The outrage in the political world, given voice by ubiquitous media options, is wearing, wearying, distressing. It engenders pained and strained and broken relationships. It goes without saying that both sides err. Whataboutism is an endless game. Ironically, the first example that comes to mind brings "what about" into full play.

I am thinking of the border crisis and the apoplexy of so many over "children in cages" back in the Trump administration. Yes, apoplexy, not literally but maybe worse. There's a line where the intensity of outrage ruins one's case, and this was certainly that for me. I wanted to care -- really did -- but the obvious, dripping disdain for Trump muddied clear-headed concern for whatever real-life problems there must have been on the ground.

Fast forward a few years and the same things happen with the Biden administration, only worse depending on metric and of course, bias. All but crickets. No tirades, no apoplexy from those same objectors. Of course many on both sides are distressed about the border, and the Right resists wherever they can. But the outrage is greatly dampened when compared to the Trump years, not least, I believe, because the side of President Biden has most of  mainstream media and the tech lords in its pocket.

This kind of double standard does trigger anger. One wishes we could all be better than that.

The other example rising in my mind across these months is shocking, an example of "Emperor has no clothes" if ever there was one. I am speaking of the mental decline of our sitting President. This really doesn't need citation and legal-level argument. Everyone knew the truth but those on the President's side refused to acknowledge it. Worse, they boldly claimed the opposite of reality.

It was claimed, before the summer debate, that the President was sharp, strong, good for the task, etc. I am wary of calling statements "lies" because there is often nuance and motive to be considered. But in this case it seems clear there were abundant lies from the mouths and pens of willing liars.

Outrage does little good but this comes close for me. It is distressing and makes one lose faith.

But I suppose the related problem is larger. Selective outrage is a thing, yes -- caring more about problem A than problem B based on varied personal metrics and biases. But worse is what I call displaced outrage, or to dial things back a bit I will call it "displaced concern."

This is a matter of priority of course, and also one's ability to do anything about the problem at hand. This comes to mind when one considers real tragedies like child sex trafficking, drug over-doses, literal demise of the nuclear family, and nation-wide health crises.

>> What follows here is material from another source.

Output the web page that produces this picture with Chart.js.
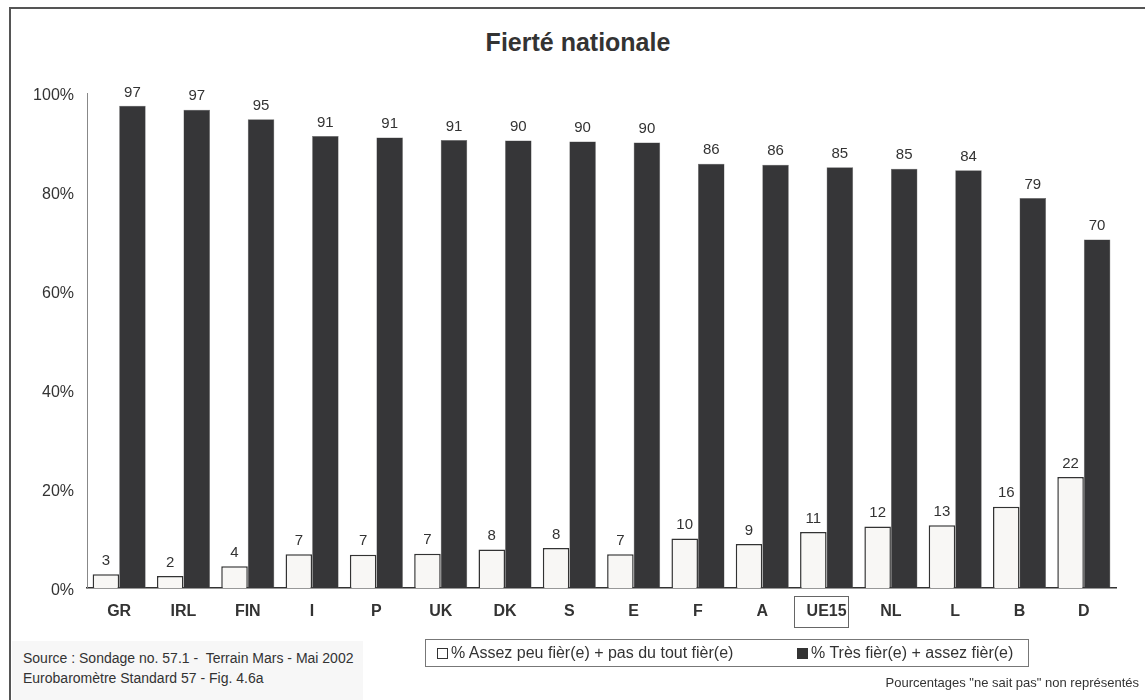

If we spend all our outrage on lesser things, the larger things will overwhelm us.

I am encouraged on two fronts. One, I believe Good will win the day in time and, while I should do all I can in that cause, it is not ultimately up to me but to the Creator, who, in time, does all things well.

Second, I think the best way to heal the problem of outrage is to let it go and tend to one's own soul. Nothing is ever truly fixed but from the inside out. We are all tempted by the old lure of "changing the world while losing our own soul."

It's a game of folly, cutting off the limb upon which we sit, and the reminder quiets any outrage in my soul today. What is needed is for the man in the mirror to learn to "do justly, love mercy, and walk humbly" right in his sphere of influence. That challenge -- that calling we all share in particular -- is enough to displace all external matters. Not only would such practice greatly diminish those external matters, tending to the soul makes us better able to endure whatever may come our way.

This has turned in to an actual Monday Meandering, but I will try to finish with plain statement. Outrage is easy, feels good, but does little. Personal character is hard, painful, and does everything. 

The old spiritual gets it right: "It's me, it's me, it's me, O Lord, standin' in the need of prayer." No wonder they had to say it three times. None of us want to put the focus on ourselves but that, I think, is where the problem lies.

In any case, it is the place where we can make the most difference.